* [Stated problem]:
Output all the data exactly. Pictures do not belong in the copy.

========

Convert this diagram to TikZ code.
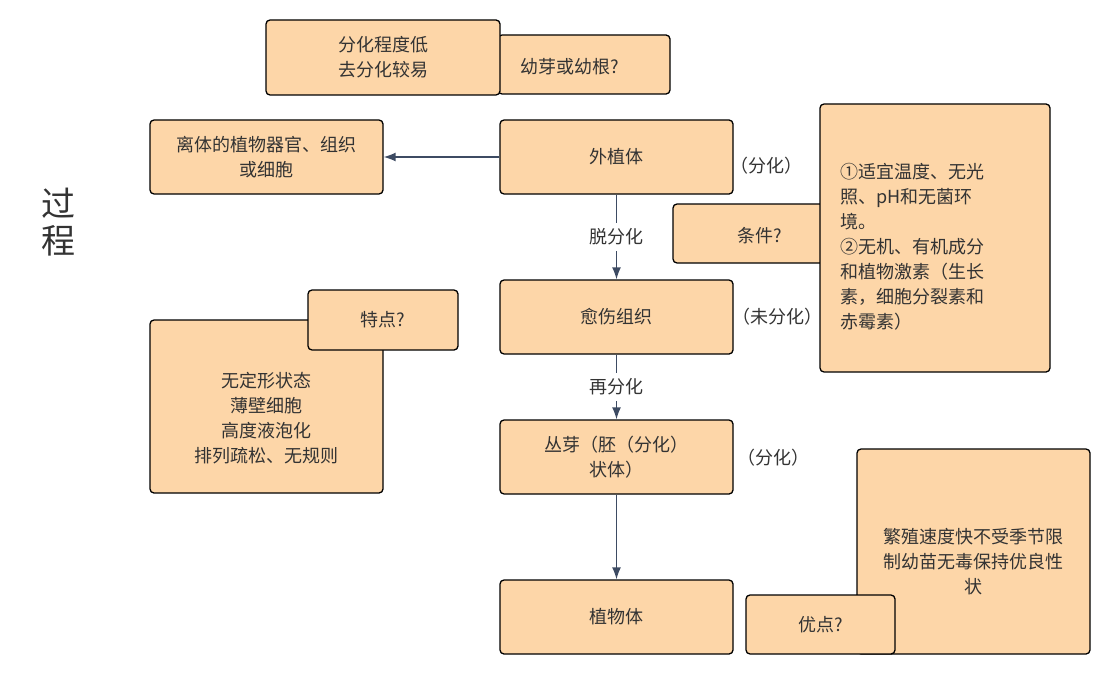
\documentclass[tikz,border=0pt]{standalone}
\usepackage{fontspec}
\setmainfont{Noto Sans CJK SC}
\usetikzlibrary{arrows.meta}
\definecolor{peach}{HTML}{FDD6A8}
\definecolor{txt}{HTML}{333333}
\definecolor{arr}{HTML}{3D4B63}
\tikzset{
  box/.style={draw=black, line width=1.3pt, fill=peach, rounded corners=4pt,
    inner sep=0pt, align=center, text=txt},
  lbl/.style={text=txt, inner sep=1pt, align=center},
  conn/.style={draw=arr, line width=1.4pt, -{Latex[length=12pt,width=9pt]}},
}
\begin{document}
\begin{tikzpicture}[x=1pt,y=-1pt,font=\fontsize{18}{25}\selectfont]
\useasboundingbox (0,0) rectangle (1110,674);
% title
\node[lbl, font=\fontsize{34}{37}\selectfont] (title) at (58,222) {过\\程};
% top boxes
\node[box, minimum width=172pt, minimum height=59pt] (youya) at (584,64.5) {};
\node[lbl] (youyat) at (570,67) {幼芽或幼根?};
\node[box, minimum width=234pt, minimum height=75pt] (fenhua) at (383,57.5) {分化程度低\\去分化较易};
% left top
\node[box, minimum width=233pt, minimum height=74pt] (liti) at (266.5,157) {离体的植物器官、组织\\或细胞};
% main column
\node[box, minimum width=233pt, minimum height=74pt] (wai) at (616.5,157) {外植体};
\node[box, minimum width=233pt, minimum height=74pt] (yu) at (616.5,317) {愈伤组织};
\node[box, minimum width=233pt, minimum height=74pt] (cong) at (616.5,457) {丛芽（胚（分化）\\状体）};
\node[box, minimum width=233pt, minimum height=74pt] (zhi) at (616.5,617) {植物体};
% condition
\node[box, minimum width=174pt, minimum height=59pt] (tiaojian) at (760,233.5) {};
\node[lbl] (tiaojiant) at (760,236) {条件?};
\node[box, minimum width=230pt, minimum height=268pt] (cond) at (935,238) {};
\node[lbl, anchor=west, align=left] (condt) at (839,247) {①适宜温度、无光\\照、pH和无菌环\\境。\\②无机、有机成分\\和植物激素（生长\\素，细胞分裂素和\\赤霉素）};
% features
\node[box, minimum width=233pt, minimum height=173pt] (feat) at (266.5,406.5) {};
\node[lbl] (featt) at (266.5,418) {无定形状态\\薄壁细胞\\高度液泡化\\排列疏松、无规则};
\node[box, minimum width=150pt, minimum height=60pt] (tedian) at (383,320) {特点?};
% advantages
\node[box, minimum width=233pt, minimum height=205pt] (adv) at (973.5,551.5) {};
\node[lbl] (advt) at (973.5,562) {繁殖速度快不受季节限\\制幼苗无毒保持优良性\\状};
\node[box, minimum width=149pt, minimum height=59pt] (youdian) at (820.5,624.5) {优点?};
% side labels
\node[lbl] (f1) at (766,166) {（分化）};
\node[lbl] (f2) at (777,317) {（未分化）};
\node[lbl] (f3) at (773,458) {（分化）};
% connectors
\draw[conn] (wai.west) -- (liti.east);
\draw[conn] (wai.south) -- node[lbl, fill=white, inner ysep=6pt] (tuo) {脱分化} (yu.north);
\draw[conn] (yu.south) -- node[lbl, fill=white, inner ysep=6pt] (zai) {再分化} (cong.north);
\draw[conn] (cong.south) -- (zhi.north);
\end{tikzpicture}
\end{document}
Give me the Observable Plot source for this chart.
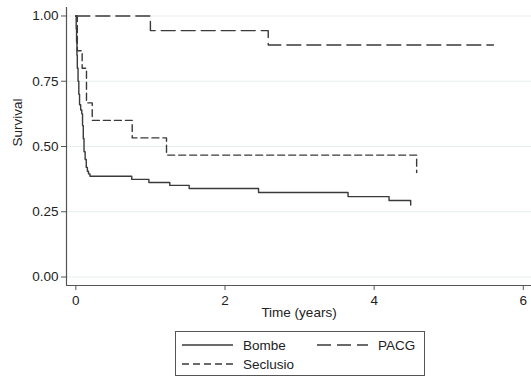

========

* [Task answer]:
Convert this diagram to TikZ code.
\documentclass[tikz,border=0pt]{standalone}
\usepackage{fontspec}
\setmainfont{Noto Sans CJK SC}
\usetikzlibrary{arrows.meta}
\definecolor{peach}{HTML}{FDD6A8}
\definecolor{txt}{HTML}{333333}
\definecolor{arr}{HTML}{3D4B63}
\tikzset{
  box/.style={draw=black, line width=1.3pt, fill=peach, rounded corners=4pt,
    inner sep=0pt, align=center, text=txt},
  lbl/.style={text=txt, inner sep=1pt, align=center},
  conn/.style={draw=arr, line width=1.4pt, -{Latex[length=12pt,width=9pt]}},
}
\begin{document}
\begin{tikzpicture}[x=1pt,y=-1pt,font=\fontsize{18}{25}\selectfont]
\useasboundingbox (0,0) rectangle (1110,674);
% title
\node[lbl, font=\fontsize{34}{37}\selectfont] (title) at (58,222) {过\\程};
% top boxes
\node[box, minimum width=172pt, minimum height=59pt] (youya) at (584,64.5) {};
\node[lbl] (youyat) at (570,67) {幼芽或幼根?};
\node[box, minimum width=234pt, minimum height=75pt] (fenhua) at (383,57.5) {分化程度低\\去分化较易};
% left top
\node[box, minimum width=233pt, minimum height=74pt] (liti) at (266.5,157) {离体的植物器官、组织\\或细胞};
% main column
\node[box, minimum width=233pt, minimum height=74pt] (wai) at (616.5,157) {外植体};
\node[box, minimum width=233pt, minimum height=74pt] (yu) at (616.5,317) {愈伤组织};
\node[box, minimum width=233pt, minimum height=74pt] (cong) at (616.5,457) {丛芽（胚（分化）\\状体）};
\node[box, minimum width=233pt, minimum height=74pt] (zhi) at (616.5,617) {植物体};
% condition
\node[box, minimum width=174pt, minimum height=59pt] (tiaojian) at (760,233.5) {};
\node[lbl] (tiaojiant) at (760,236) {条件?};
\node[box, minimum width=230pt, minimum height=268pt] (cond) at (935,238) {};
\node[lbl, anchor=west, align=left] (condt) at (839,247) {①适宜温度、无光\\照、pH和无菌环\\境。\\②无机、有机成分\\和植物激素（生长\\素，细胞分裂素和\\赤霉素）};
% features
\node[box, minimum width=233pt, minimum height=173pt] (feat) at (266.5,406.5) {};
\node[lbl] (featt) at (266.5,418) {无定形状态\\薄壁细胞\\高度液泡化\\排列疏松、无规则};
\node[box, minimum width=150pt, minimum height=60pt] (tedian) at (383,320) {特点?};
% advantages
\node[box, minimum width=233pt, minimum height=205pt] (adv) at (973.5,551.5) {};
\node[lbl] (advt) at (973.5,562) {繁殖速度快不受季节限\\制幼苗无毒保持优良性\\状};
\node[box, minimum width=149pt, minimum height=59pt] (youdian) at (820.5,624.5) {优点?};
% side labels
\node[lbl] (f1) at (766,166) {（分化）};
\node[lbl] (f2) at (777,317) {（未分化）};
\node[lbl] (f3) at (773,458) {（分化）};
% connectors
\draw[conn] (wai.west) -- (liti.east);
\draw[conn] (wai.south) -- node[lbl, fill=white, inner ysep=6pt] (tuo) {脱分化} (yu.north);
\draw[conn] (yu.south) -- node[lbl, fill=white, inner ysep=6pt] (zai) {再分化} (cong.north);
\draw[conn] (cong.south) -- (zhi.north);
\end{tikzpicture}
\end{document}
Give me the Observable Plot source for this chart.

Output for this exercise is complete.